Kubernetes Networking From the First Principles

Kubernetes Networking From the First Principles

We go from containers and network namespace to Pod-to-Pod, Pod-to-Service, and external-client-to-Service networking.

Pods

Containers of the same Pod share the same Linux network namespace, isolated from the host network namespace.

Each Pod gets a separate network namespace and is assigned a cluster-wide unique IP address from the cluster’s Pod CIDR range. Many managed Kubernetes offerings use Host-local IPAM (IP Address Management), so that each Node is fist assigned a subnet of Pod CIDR. Then, each Pod gets its IP address from the Node the Pod is on.

The Kubernetes networking model requires that a container in Pod A can reach a container in Pod B, crossing network namespaces, regardless of whether Pods A and B are on the same Node or not.

Pod to Pod on the same Node

For each Pod, kubelet will create a VETH (Virtual Ethernet Device) pair in the host network namespace. Packets transmitted on one device in the pair are immediately received on the other device. Then Kubelet will move one device of such pair into the Pod’s network namespace and rename this device to eth0 in the Pod’s namespace. Each VETH device remained in the host network namespace will be assigned a Pod IP and be connected to a software bridge cbr0.

Pod to Pod on another Node

On Node-1, IP packets (whose source and destination addresses are the Pod IPs) sent by pod-1 will be encapsulated as Ethernet frames being sent to cbr0.

The cbr0 switch has a match-all forwarding rule for all packets destinated to anything but Node-1’s subnet of Pod CIDR. The CNI plugin in VXLAN mode will encapsulate the Ethernet frames as UDP packets. These UDP packets’ source and destination addresses are the Node IPs.

ClusterIP-type Services

Even though Pod IPs are routable, Pods (and hence the Pod IPs) are ephemeral by design. Hence, it is more reliable and recommended to use the Kubernetes Service, which provides a static cluster IP and load balancing over a group of Pods. The most basic Service type is ClusterIP, which represents a service available within the cluster but not exposed to the internet.

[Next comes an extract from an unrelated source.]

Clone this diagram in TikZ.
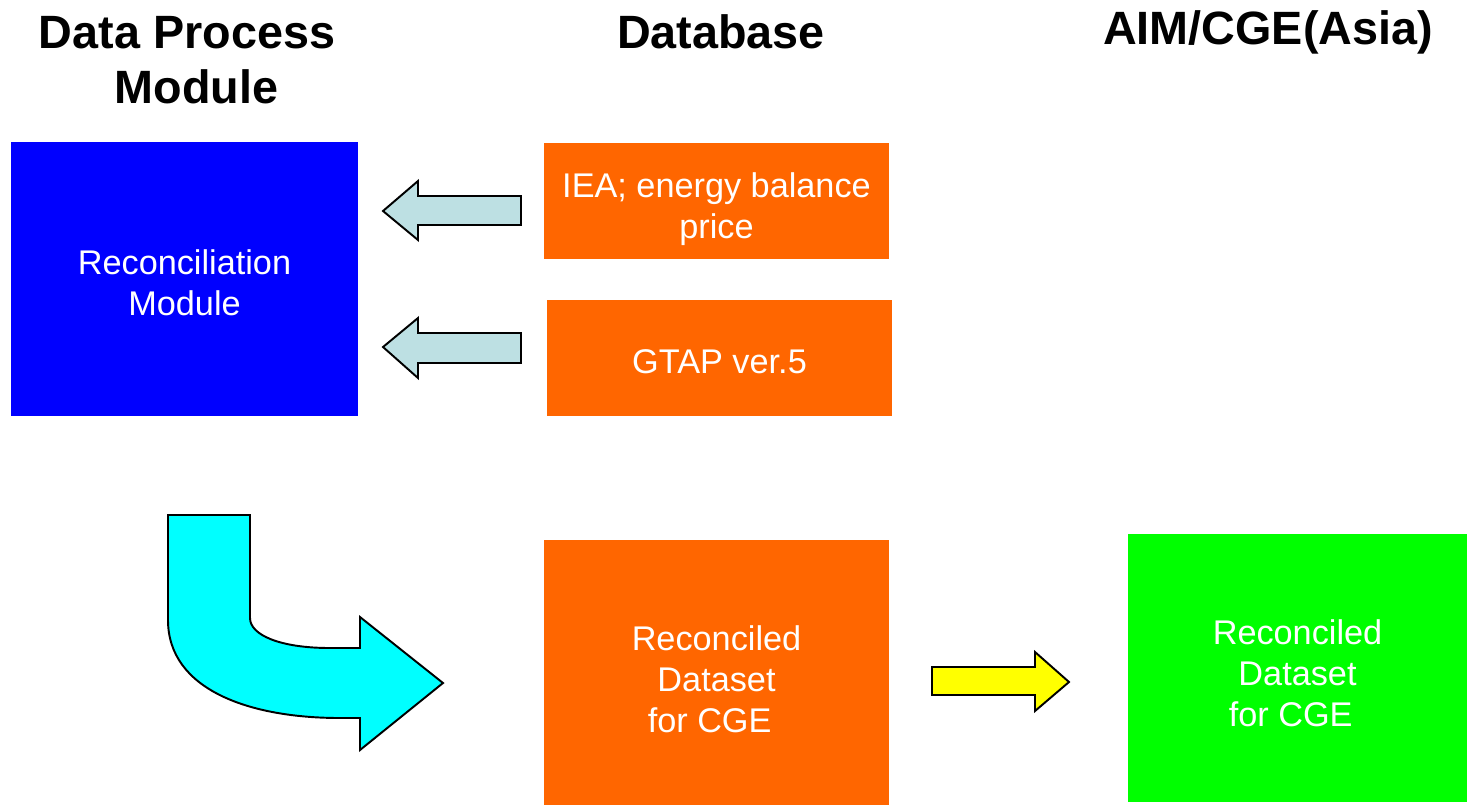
\documentclass[tikz,border=0pt]{standalone}
\usepackage{fontspec}
\setmainfont{Liberation Sans}
\definecolor{boxblue}{HTML}{0000FF}
\definecolor{boxorange}{HTML}{FF6600}
\definecolor{boxgreen}{HTML}{00FF00}
\definecolor{arrlight}{HTML}{BDE0E3}
\definecolor{arrcyan}{HTML}{00FFFF}
\definecolor{arryellow}{HTML}{FFFF00}
\begin{document}
\begin{tikzpicture}[x=0.02cm,y=-0.02cm,
  heading/.style={font=\fontsize{26.6}{31.7}\selectfont\bfseries, align=center, inner sep=0pt},
  panel/.style={inner sep=0pt},
  paneltext/.style={inner sep=0pt, text=white, align=center,
    font=\fontsize{19.5}{23.4}\selectfont},
  blockarrow/.style={draw=black, line width=1.1pt, line join=miter}]
\useasboundingbox (0,0) rectangle (1470,806);
% headings
\node[heading] (h1) at (187,60) {Data Process\\\hspace*{0.4em}Module};
\node[heading] (h2) at (721,32) {Database};
\node[heading] (h3) at (1268,32) {AIM/CGE(Asia)};
% boxes
\node[panel, fill=boxblue, minimum width=347*0.02cm, minimum height=274*0.02cm] (recmod) at (184.5,279) {};
\node[panel, fill=boxorange, minimum width=345*0.02cm, minimum height=116*0.02cm] (iea) at (716.5,201) {};
\node[panel, fill=boxorange, minimum width=345*0.02cm, minimum height=116*0.02cm] (gtap) at (719.5,358) {};
\node[panel, fill=boxorange, minimum width=345*0.02cm, minimum height=265*0.02cm] (recdata) at (716.5,672.5) {};
\node[panel, fill=boxgreen, minimum width=339*0.02cm, minimum height=268*0.02cm] (cge) at (1297.5,668) {};
% box texts
\node[paneltext] (recmodtext) at ([yshift=-0.08cm]recmod.center) {Reconciliation\\Module};
\node[paneltext] (ieatext) at ([yshift=-0.16cm]iea.center) {IEA; energy balance\\price};
\node[paneltext] (gtaptext) at ([yshift=-0.08cm]gtap.center) {GTAP ver.5};
\node[paneltext] (recdatatext) at ([yshift=-0.13cm]recdata.center) {Reconciled\\Dataset\\for CGE\hspace*{0.4em}};
\node[paneltext] (cgetext) at ([yshift=-0.1cm]cge.center) {Reconciled\\Dataset\\for CGE\hspace*{0.4em}};
% block arrows
\draw[blockarrow, fill=arrlight] (521,196) -- (418,196) -- (418,181) -- (383,211) -- (418,240) -- (418,225) -- (521,225) -- cycle;
\draw[blockarrow, fill=arrlight] (521,333) -- (418,333) -- (418,318) -- (383,347) -- (418,378) -- (418,363) -- (521,363) -- cycle;
\draw[blockarrow, fill=arryellow] (932,667) -- (1035,667) -- (1035,652) -- (1069,682) -- (1035,711) -- (1035,695) -- (932,695) -- cycle;
\draw[blockarrow, fill=arrcyan] (168,515) -- (250,515) -- (250,618)
  .. controls (250,635) and (280,648) .. (330,648) -- (360,648) -- (360,617)
  -- (443,683) -- (360,750) -- (360,718) -- (340,718)
  .. controls (250,718) and (168,690) .. (168,620) -- cycle;
\end{tikzpicture}
\end{document}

ClusterIP-type Services are implemented using kube-proxy, which is not a real proxy (data plane) but configures iptables to capture and NAT traffic to cluster IP of the Service.

Below is an example of pod-1 sending a request to service-1 backed by pod-0 and pod-2. Encapsulation details covered in the previous section are omitted from the diagram below.

Kube-proxy will choose at random one of the backing Pods to serve the request, by dNATing the destination IP from the Service’s cluster IP to the IP of the chosen Pod, which in this example is pod-2. Note that the response from pod-2 will be sNATed back to the Service’s cluster IP, so that kube-proxy remains transparent to workloads. Otherwise, pod-1 only has connection states about service-1, not pod-2, and thus will reset the connection.

NodePort-type Services

To expose a service to clients outside of the cluster, use the NodePort-type Service, which reserves the same port on each Node such that the client could access the service by hitting the NodePort on any Nodes.

The example below assumes externalTrafficPolicy is set to Cluster, which means traffic can be routed to a backing Pod on a different Node. Here, the cluster-external client send requests to the NodePort of service-1 on Node-0, and kube-proxy chooses pod-2 to serve the request.

Obviously the destination address will be masqueraded from Node-0 to pod-2, but notice that source address is also masqueraded, from the client IP to Node-0’s IP. Source-NATing is necessary, because otherwise pod-2 will respond directly to the client, who assume it is maintaining a connection to Node-0.